Our exposure to Naira then was actually lower than 10 per cent.

How was the 2017 performance?

Like you said, when you invest in infrastructure, you are pulling capitals and putting in projects that are not generating anything until many years after construction and that would be the trend going forward.

In the long run, infrastructure would be 40 per cent of our investments and that means that you could have projects which are under constructions for some times before they start making money and that’s good news because the profit we were able to make in external markets in 2016, were now joined in 2017 and 2018 to now use it to invest our infrastructure fund.

So last year was about N27 billion profit, but again last year, we had no benefits of exchange rates devaluation because there was no Naira devaluation at all in 2017, but we were also, now beginning to deploy capital into the country in infrastructure projects.

In 2018 you are going to see more deployment of capitals in infrastructure projects.

In your 2016 report, you had $1.25 billion in total assets, then compare it to Norway which has $1 trillion, UAE, $875 billion and Kuwait, $524 billion. Why is our own so low?

It’s because you just started. When Norway started, it was with $1billion. Look at Kuwait, they started in 1953, so you have to contextualize the thing. You spoke about Norway and in my previous career I have done a research in London and was one of those managing part of Norway’s assets.

It was controversial at a time, like ours, because the younger ones said, we need the money, let’s build new airports and the other people said, look let’s save the money because Norway had been occupied once by Russia and they understand the pain of being an occupied territory and so they wanted to have financial independence.

It was controversial and eventually they agreed to build the fund.

So, it took a long time for Norway to get to a $10 billion. When they finally got it and started putting money aside, they were very serious.

In 2014 during the oil boom, the Norwegian government put $1 billion a week into the fund. Norway is a country of five million people, but they produce two million barrels of oil a day, the same quantum of oil Nigeria produces.

The Norwegian government took a decision not to use their oil money to find their budget. A large portion of their budget is funded through fishing, agriculture and small industries.

The fund does not invest in their local market at all. So all the revenue from crude oil, don’t forget, they make the same amount of crude oil as Nigeria, but all revenue are put in the fund.

They are putting different strategy. But if you look at Nigeria, being 180 million people and more, we all gather every month to share oil revenue because without it, we would not be able to provide infrastructure or do anything.

It’s only when you have the occasional oil price above the budget that we are able to approve money into the fund, otherwise, our strategy and God knows that is how we have chosen to run our country and other people chose to run their own differently.

So, that comparison needs to be contextualized with how other countries run their countries and when they started.
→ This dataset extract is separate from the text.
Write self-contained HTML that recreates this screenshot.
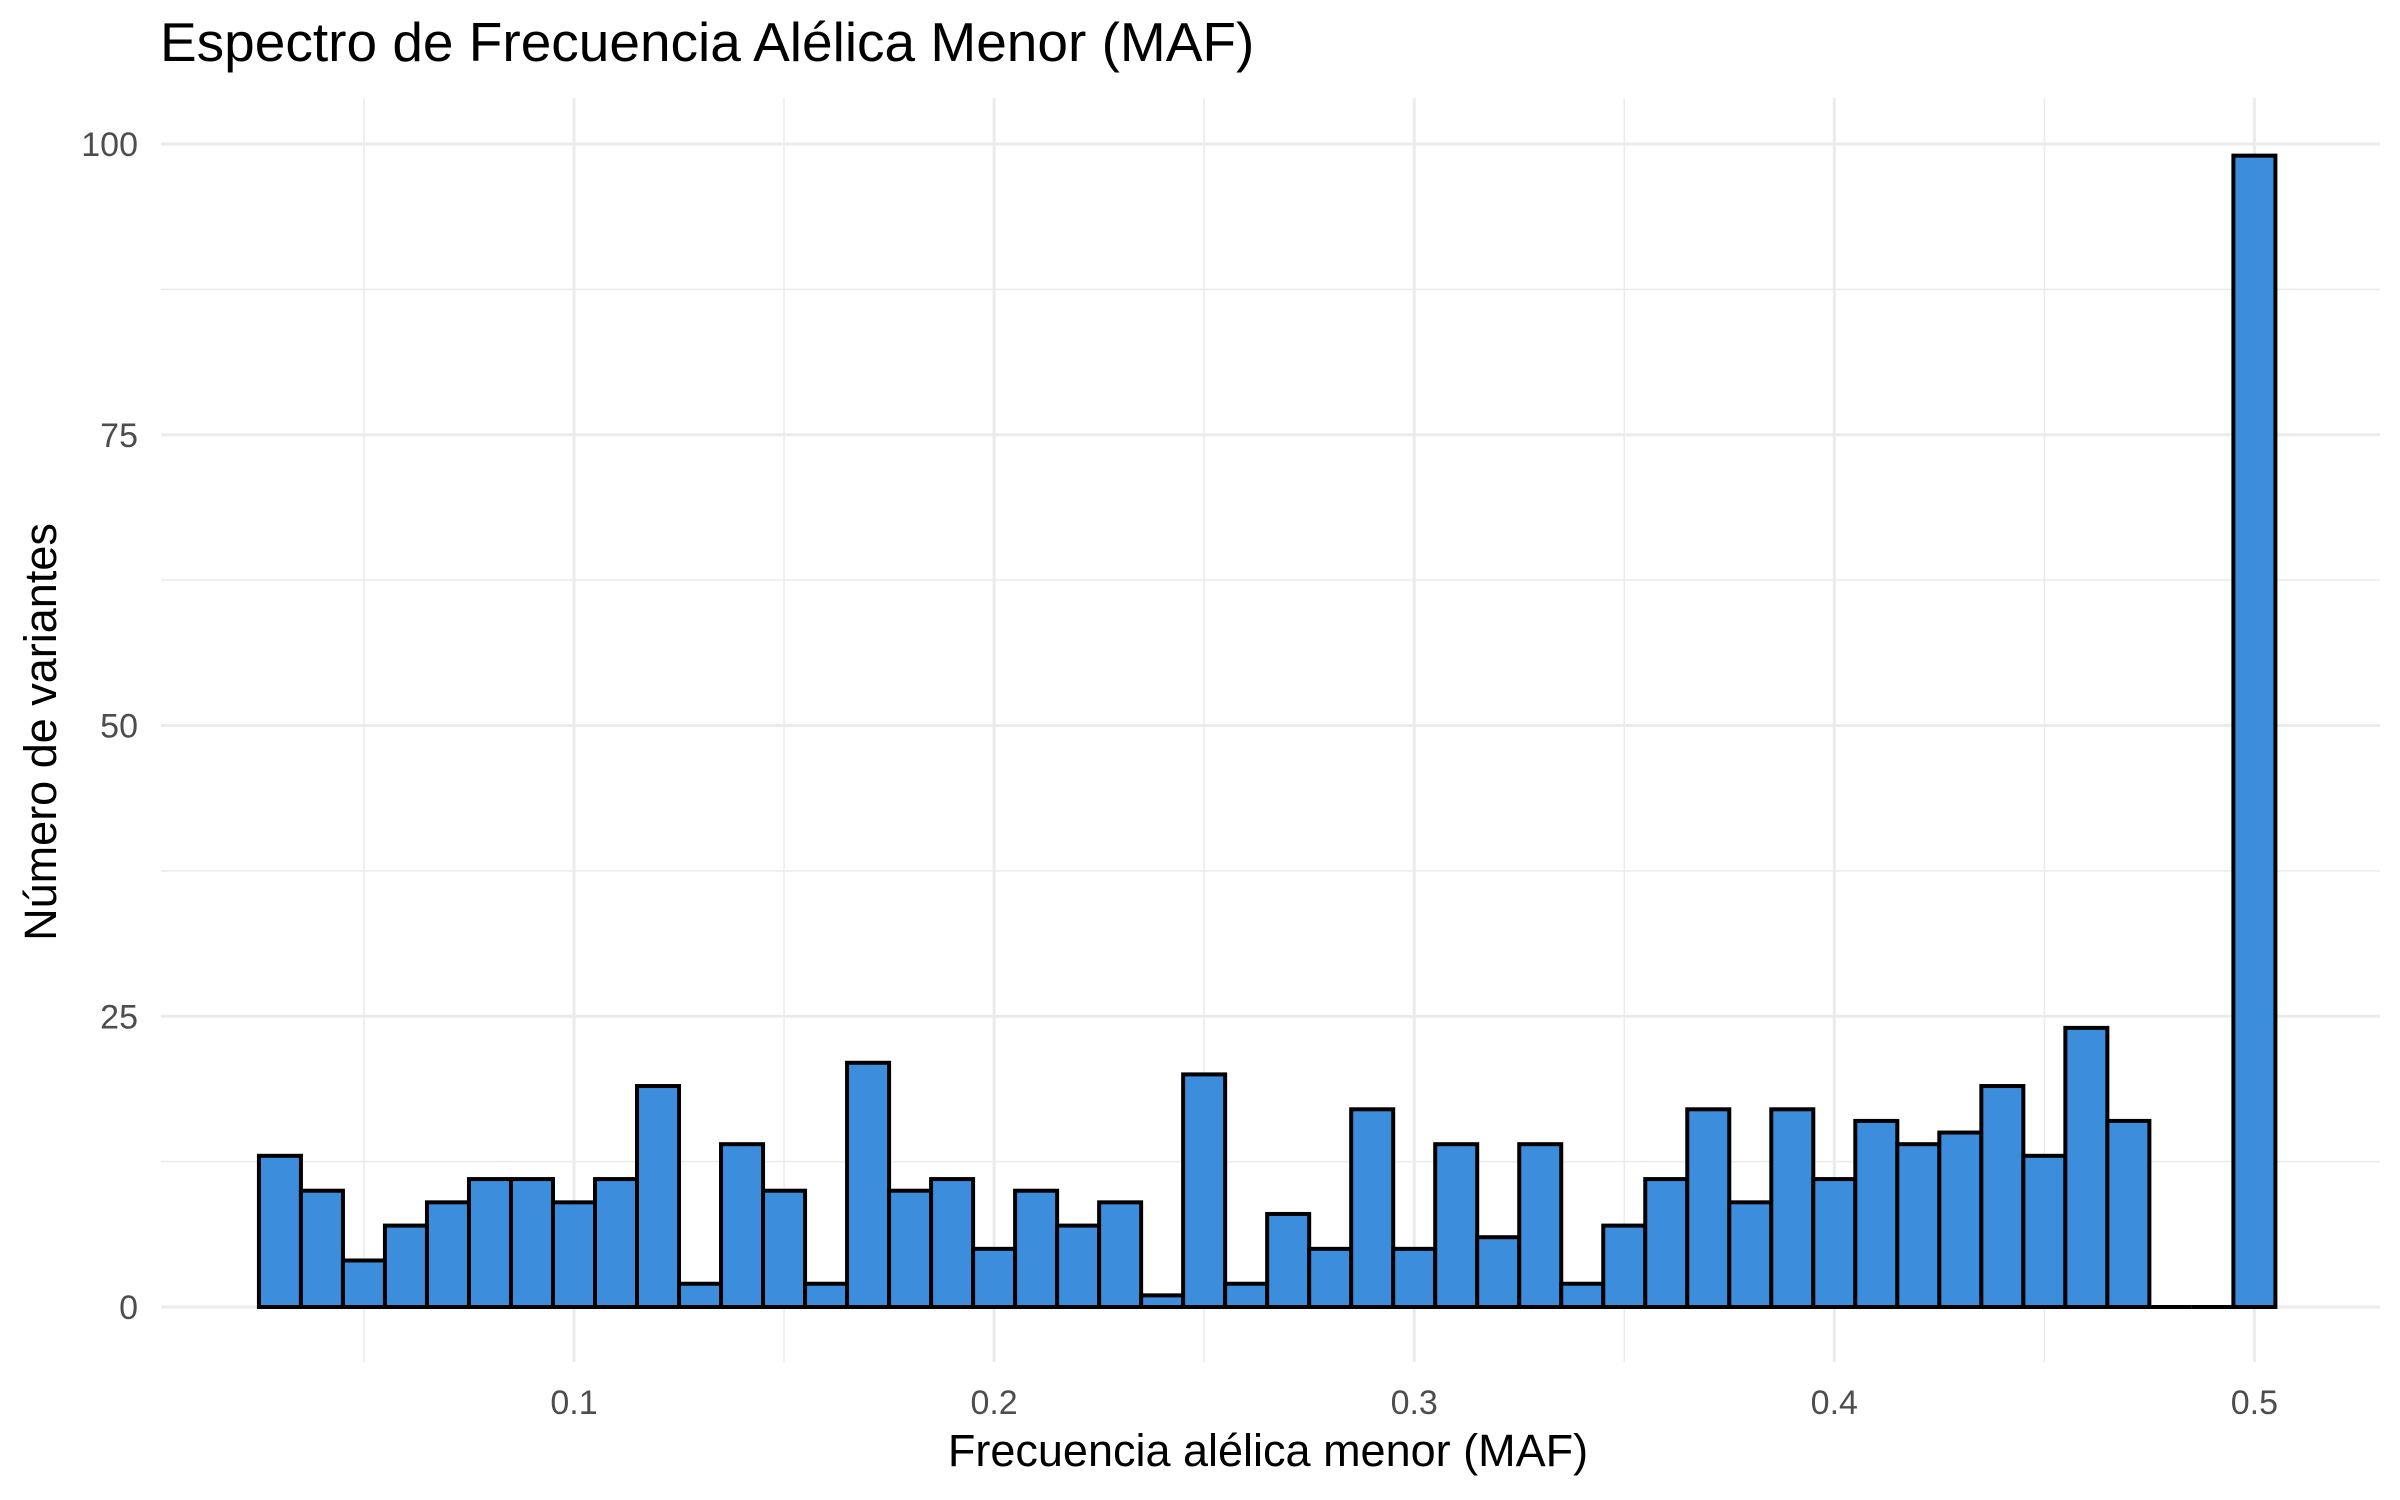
<!DOCTYPE html>
<html><head><meta charset="utf-8"><style>
html,body{margin:0;padding:0;background:#fff;}
svg{display:block;font-family:"Liberation Sans",sans-serif;}
</style></head><body>
<svg id="chart" width="2400" height="1500" viewBox="0 0 2400 1500">
<text x="160" y="61" font-size="55" fill="#000">Espectro de Frecuencia Alélica Menor (MAF)</text>
<g id="grid"></g>
<g id="bars"></g>
<g id="xticks"></g>
<g id="yticks"></g>
<text x="1268" y="1466" font-size="45" text-anchor="middle" fill="#000">Frecuencia alélica menor (MAF)</text>
<text transform="translate(56,732) rotate(-90)" font-size="45" text-anchor="middle" fill="#000">Número de variantes</text>
</svg>
<script>
const binCenters = [0.03,0.04,0.05,0.06,0.07,0.08,0.09,0.10,0.11,0.12,0.13,0.14,0.15,0.16,0.17,0.18,0.19,0.20,0.21,0.22,0.23,0.24,0.25,0.26,0.27,0.28,0.29,0.30,0.31,0.32,0.33,0.34,0.35,0.36,0.37,0.38,0.39,0.40,0.41,0.42,0.43,0.44,0.45,0.46,0.47,0.48,0.49,0.50];
const counts = [13,10,4,7,9,11,11,9,11,19,2,14,10,2,21,10,11,5,10,7,9,1,20,2,8,5,17,5,14,6,14,2,7,11,17,9,17,11,16,14,15,19,13,24,16,0,0,99];
const binWidth = 0.01;
const xTicks = [0.1,0.2,0.3,0.4,0.5];
const xTickLabels = ["0.1","0.2","0.3","0.4","0.5"];
const xMinor = [0.05,0.15,0.25,0.35,0.45];
const yTicks = [0,25,50,75,100];
const yTickLabels = ["0","25","50","75","100"];
const yMinor = [12.5,37.5,62.5,87.5];

const X = v => 574 + (v - 0.1) * 4201;
const Y = v => 1307 - v * 11.63;
const NS = "http://www.w3.org/2000/svg";
function mk(tag, attrs, parent){const e=document.createElementNS(NS,tag);for(const k in attrs)e.setAttribute(k,attrs[k]);parent.appendChild(e);return e;}
const grid=document.getElementById('grid'), bars=document.getElementById('bars');
const xt=document.getElementById('xticks'), yt=document.getElementById('yticks');
const L=161,R=2380,T=98,B=1362;
xMinor.forEach(v=>{const l=mk('line',{x1:X(v),x2:X(v),y1:T,y2:B,stroke:'#ebebeb','stroke-width':1.5},grid);

});
yMinor.forEach(v=>{const l=mk('line',{x1:L,x2:R,y1:Y(v),y2:Y(v),stroke:'#ebebeb','stroke-width':1.5},grid);

});
xTicks.forEach((v,i)=>{const l=mk('line',{x1:X(v),x2:X(v),y1:T,y2:B,stroke:'#ebebeb','stroke-width':3},grid);


const t=mk('text',{x:X(v),y:1414,'font-size':34,'text-anchor':'middle',fill:'#4d4d4d'},xt);t.textContent=xTickLabels[i];

});
yTicks.forEach((v,i)=>{const l=mk('line',{x1:L,x2:R,y1:Y(v),y2:Y(v),stroke:'#ebebeb','stroke-width':3},grid);


const t=mk('text',{x:138,y:Y(v)+12,'font-size':34,'text-anchor':'end',fill:'#4d4d4d'},yt);t.textContent=yTickLabels[i];

});
binCenters.forEach((c,i)=>{const x0=X(c-binWidth/2),x1=X(c+binWidth/2),y=Y(counts[i]);
if(counts[i]===0){
const z=mk('line',{x1:x0,x2:x1,y1:y,y2:y,stroke:'#000','stroke-width':4},bars);


return;}
const r=mk('rect',{x:x0,y:y,width:x1-x0,height:Y(0)-y,fill:'#3c8ddc',stroke:'#000','stroke-width':4},bars);

});
</script>
</body></html>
So, the real lesson for Nigeria is that it is not too much to have a (Sovereign Well Fund), it is the consistency and the discipline of future contributions to the fund that is more important than anything else so that 20 years later, you can look back and say that you now have money that you’ve built up.

Can you imagine if that time our reserves was very high, we had a lot of excess crude oil revenue, that the Sovereign Well Fund was set up in 1999, and that we were consistently putting in $1 billion a year, today we would have been at $19 billion and that’s how to do it.

It’s about consistency of the contribution.

Do we have a specified contribution to our fund?

The law basically says revenues above crude oil sales, less amount reserved for budgetary smoothing, should be put into NSIA. provides for a specified contribution.

The interpretation of that law and operationalising of it is a matter of negotiation.

It will take us time to get to the point where we all agree that this is how it is going to be. I also think that it is important that the NSIA and it’s management, to prove that they are capable, so that the shareholders can feel comfortable in giving money to the NSIA and I believe that over the last five years, the management of NSIA has gone a long way in proving their productivity, and so with that, you start to win confidence and over time, we will start to see the contribution become more consistent.

You realised that in 2016, during recession, this government made the only other contribution the NSIA have received since it was founded. Last year, they put more money into the NSIA and this year they put more money into the NSIA.

So, I think that this government has shown the discipline to the contribution.

Nigeria is borrowing quite a lot and one would expect that the stabilization fund would come in handy now but that doesn’t appear to be the case. Why?
I disagree.

I think that the stabilisation fund was set up for when there is economic crisis and there is no economic crisis at the moment.

That may not also, pin point that you need the stabilisation fund of the NSIA.

Number two is that the stabilation fund is still very small and so it won’t even be enough to stabilise the economy.

For you to rely on the stabilisation fund to stabilise the economy, it is important that it is raised to five per cent of the Gross Domestic Product (GDP).

So, if you have a GDP of $500 billion, you need to have at least $25 billion in your stabilisation fund.

So, it’s still a long way to the point. The third thing is that people talk of all these projects finance loans we are borrowing from China.

I think that all these project finance loans are important because it is significant form of capital that will help us deliver on the key projects that we are working on in the country.

What exactly do you see as your challenges all these while you’ve been at NSIA?

The most important challenge is having the right people with the right skill set to run the organisation.

So far, it’s been difficult to get the right level of experience and the right quality if people who will bring the right culture.

The second thing I would speak on is the actual intermediation challenges on each of the projects.

From community and environmental issues to contract and management issues, it’s a lot of challenges and huge projects.

The third is that the local political economy is facing it’s own challenges.

This is because we are using our fund as a catalyst for bringing in funds in respect to other best placed. So you have to manage the perception of the economic performance of the country.

Asset management is all about people. It is about empowering the right people, the right foreign exchange, the right skill set and making sure you balance them with the local challenge of the country.